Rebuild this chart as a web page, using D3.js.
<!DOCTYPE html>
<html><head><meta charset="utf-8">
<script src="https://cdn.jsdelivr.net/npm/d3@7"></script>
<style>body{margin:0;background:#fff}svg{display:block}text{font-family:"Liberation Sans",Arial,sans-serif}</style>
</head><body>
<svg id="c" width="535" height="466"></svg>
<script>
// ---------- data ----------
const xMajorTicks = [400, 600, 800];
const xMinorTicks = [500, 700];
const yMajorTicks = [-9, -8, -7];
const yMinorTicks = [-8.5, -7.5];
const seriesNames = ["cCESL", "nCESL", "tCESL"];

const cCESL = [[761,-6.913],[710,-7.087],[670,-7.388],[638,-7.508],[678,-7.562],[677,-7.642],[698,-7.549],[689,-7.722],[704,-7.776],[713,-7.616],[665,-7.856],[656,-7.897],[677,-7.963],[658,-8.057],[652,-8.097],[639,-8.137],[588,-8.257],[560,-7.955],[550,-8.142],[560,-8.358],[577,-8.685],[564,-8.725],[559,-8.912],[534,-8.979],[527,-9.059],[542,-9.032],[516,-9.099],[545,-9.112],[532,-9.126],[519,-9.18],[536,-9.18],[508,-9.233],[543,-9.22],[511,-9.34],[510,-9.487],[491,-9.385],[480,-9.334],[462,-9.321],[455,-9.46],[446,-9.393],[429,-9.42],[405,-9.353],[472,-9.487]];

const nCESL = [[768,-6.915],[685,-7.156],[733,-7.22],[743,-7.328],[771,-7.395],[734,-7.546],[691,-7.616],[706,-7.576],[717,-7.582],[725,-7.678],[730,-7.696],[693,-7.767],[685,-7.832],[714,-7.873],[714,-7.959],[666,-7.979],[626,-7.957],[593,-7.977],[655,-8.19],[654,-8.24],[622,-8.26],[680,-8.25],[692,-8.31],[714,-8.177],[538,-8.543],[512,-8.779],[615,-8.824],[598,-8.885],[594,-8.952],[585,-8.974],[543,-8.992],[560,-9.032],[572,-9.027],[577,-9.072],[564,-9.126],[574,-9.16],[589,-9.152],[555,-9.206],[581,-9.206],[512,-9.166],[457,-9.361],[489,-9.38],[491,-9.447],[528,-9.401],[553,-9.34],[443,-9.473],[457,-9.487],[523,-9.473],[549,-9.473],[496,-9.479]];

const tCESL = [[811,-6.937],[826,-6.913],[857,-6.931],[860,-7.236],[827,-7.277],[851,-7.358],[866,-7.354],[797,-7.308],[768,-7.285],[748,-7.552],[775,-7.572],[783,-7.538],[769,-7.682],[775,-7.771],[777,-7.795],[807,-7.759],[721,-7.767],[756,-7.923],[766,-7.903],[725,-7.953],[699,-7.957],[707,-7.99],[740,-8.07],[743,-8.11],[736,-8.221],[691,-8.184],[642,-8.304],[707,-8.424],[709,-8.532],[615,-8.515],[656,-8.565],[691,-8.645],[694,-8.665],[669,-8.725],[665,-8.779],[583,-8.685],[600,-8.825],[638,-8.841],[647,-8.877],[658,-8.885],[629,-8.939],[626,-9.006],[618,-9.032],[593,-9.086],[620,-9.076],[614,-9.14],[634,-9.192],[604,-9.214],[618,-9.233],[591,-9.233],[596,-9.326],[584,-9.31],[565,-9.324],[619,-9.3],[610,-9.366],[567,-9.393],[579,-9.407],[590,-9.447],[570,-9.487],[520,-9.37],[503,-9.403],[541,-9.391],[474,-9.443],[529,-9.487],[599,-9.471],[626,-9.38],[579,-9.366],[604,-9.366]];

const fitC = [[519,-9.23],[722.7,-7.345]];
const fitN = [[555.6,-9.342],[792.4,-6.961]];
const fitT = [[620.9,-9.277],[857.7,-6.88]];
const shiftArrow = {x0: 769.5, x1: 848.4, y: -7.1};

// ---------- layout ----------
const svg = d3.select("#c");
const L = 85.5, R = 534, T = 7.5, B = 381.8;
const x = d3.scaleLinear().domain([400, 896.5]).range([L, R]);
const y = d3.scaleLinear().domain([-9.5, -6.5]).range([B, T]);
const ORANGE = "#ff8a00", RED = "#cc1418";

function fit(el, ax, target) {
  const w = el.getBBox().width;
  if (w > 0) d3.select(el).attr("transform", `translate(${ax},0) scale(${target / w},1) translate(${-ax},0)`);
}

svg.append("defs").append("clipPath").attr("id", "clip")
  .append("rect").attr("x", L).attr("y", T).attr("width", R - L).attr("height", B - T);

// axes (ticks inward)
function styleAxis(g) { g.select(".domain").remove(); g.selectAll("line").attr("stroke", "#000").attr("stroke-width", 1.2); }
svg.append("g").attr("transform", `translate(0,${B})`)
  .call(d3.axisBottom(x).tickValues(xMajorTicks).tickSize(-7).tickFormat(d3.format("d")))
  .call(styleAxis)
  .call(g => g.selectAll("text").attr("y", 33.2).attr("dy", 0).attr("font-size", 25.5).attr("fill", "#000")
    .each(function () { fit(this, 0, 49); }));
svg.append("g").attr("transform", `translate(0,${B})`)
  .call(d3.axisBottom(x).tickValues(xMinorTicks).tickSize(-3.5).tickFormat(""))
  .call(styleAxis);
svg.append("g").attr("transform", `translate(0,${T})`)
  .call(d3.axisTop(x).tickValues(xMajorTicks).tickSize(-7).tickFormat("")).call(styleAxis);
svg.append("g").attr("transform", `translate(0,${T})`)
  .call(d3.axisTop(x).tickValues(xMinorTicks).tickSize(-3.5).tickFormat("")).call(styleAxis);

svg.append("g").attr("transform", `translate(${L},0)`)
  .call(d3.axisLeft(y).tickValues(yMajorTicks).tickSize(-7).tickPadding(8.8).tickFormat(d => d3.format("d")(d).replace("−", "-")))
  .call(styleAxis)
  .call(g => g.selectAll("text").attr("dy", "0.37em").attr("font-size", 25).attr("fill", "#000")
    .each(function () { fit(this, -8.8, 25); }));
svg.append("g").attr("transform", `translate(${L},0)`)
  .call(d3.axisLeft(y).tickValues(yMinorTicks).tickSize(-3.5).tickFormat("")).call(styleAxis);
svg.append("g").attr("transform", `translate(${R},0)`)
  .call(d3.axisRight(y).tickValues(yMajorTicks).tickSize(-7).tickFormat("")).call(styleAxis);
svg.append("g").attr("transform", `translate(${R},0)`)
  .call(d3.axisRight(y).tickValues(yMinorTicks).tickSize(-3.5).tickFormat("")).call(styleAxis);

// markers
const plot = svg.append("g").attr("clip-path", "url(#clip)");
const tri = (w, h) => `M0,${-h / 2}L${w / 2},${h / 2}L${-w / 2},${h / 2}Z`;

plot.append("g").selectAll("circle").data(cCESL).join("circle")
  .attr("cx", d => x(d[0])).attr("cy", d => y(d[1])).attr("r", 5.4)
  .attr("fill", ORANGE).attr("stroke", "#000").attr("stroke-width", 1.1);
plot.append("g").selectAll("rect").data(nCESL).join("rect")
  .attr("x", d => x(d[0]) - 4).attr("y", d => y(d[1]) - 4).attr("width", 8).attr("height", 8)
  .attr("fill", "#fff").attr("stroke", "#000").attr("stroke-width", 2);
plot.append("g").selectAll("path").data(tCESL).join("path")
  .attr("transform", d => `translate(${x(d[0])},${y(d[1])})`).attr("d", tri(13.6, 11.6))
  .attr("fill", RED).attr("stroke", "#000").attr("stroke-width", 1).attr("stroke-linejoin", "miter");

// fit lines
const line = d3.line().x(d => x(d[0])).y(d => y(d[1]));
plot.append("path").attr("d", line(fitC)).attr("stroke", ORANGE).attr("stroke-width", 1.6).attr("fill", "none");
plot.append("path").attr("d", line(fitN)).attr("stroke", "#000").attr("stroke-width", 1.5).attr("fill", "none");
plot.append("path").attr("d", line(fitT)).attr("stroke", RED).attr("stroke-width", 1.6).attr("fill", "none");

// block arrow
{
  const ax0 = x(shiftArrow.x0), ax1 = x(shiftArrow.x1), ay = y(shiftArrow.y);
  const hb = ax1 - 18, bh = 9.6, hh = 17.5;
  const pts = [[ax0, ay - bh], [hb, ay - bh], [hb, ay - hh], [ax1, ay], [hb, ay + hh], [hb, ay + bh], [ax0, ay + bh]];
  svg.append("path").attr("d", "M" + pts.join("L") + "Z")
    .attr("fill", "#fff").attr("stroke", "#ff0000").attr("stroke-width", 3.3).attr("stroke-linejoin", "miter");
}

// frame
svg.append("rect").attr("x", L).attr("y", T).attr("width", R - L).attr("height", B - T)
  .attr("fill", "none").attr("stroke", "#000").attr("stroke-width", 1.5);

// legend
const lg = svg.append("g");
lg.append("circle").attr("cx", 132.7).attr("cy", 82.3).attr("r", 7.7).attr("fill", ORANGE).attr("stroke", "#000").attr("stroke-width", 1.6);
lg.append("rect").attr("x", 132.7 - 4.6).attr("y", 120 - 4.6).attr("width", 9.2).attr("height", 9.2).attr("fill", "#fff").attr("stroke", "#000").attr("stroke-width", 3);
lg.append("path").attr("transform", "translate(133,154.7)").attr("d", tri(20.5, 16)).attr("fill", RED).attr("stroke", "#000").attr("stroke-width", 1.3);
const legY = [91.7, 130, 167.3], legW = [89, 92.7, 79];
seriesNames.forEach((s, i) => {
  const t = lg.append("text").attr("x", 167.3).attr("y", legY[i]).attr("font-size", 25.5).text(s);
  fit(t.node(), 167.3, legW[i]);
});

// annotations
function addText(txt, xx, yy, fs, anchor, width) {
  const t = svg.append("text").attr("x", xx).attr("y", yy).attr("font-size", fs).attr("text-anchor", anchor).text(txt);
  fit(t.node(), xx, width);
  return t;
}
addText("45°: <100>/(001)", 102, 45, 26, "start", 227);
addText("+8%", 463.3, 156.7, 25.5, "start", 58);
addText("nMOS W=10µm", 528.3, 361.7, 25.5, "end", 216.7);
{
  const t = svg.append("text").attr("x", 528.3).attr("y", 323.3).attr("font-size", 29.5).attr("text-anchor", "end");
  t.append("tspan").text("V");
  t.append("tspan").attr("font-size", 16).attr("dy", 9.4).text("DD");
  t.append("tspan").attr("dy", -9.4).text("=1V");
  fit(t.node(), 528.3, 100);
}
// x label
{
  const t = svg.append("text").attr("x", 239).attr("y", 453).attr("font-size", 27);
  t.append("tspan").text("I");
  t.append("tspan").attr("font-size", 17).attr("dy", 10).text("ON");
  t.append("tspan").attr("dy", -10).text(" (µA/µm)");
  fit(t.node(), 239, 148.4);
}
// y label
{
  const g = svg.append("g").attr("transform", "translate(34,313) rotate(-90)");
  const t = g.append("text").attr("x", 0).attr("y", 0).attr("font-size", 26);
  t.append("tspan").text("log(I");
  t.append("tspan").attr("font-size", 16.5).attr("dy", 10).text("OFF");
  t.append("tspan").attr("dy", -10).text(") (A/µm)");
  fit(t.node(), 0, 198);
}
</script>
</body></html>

▸ **Task statement**: Within the listing above, copy each line that has the string "this".

▸ **Output of the task**:
Rebuild this chart as a web page, using D3.js.
    .each(function () { fit(this, 0, 49); }));
    .each(function () { fit(this, -8.8, 25); }));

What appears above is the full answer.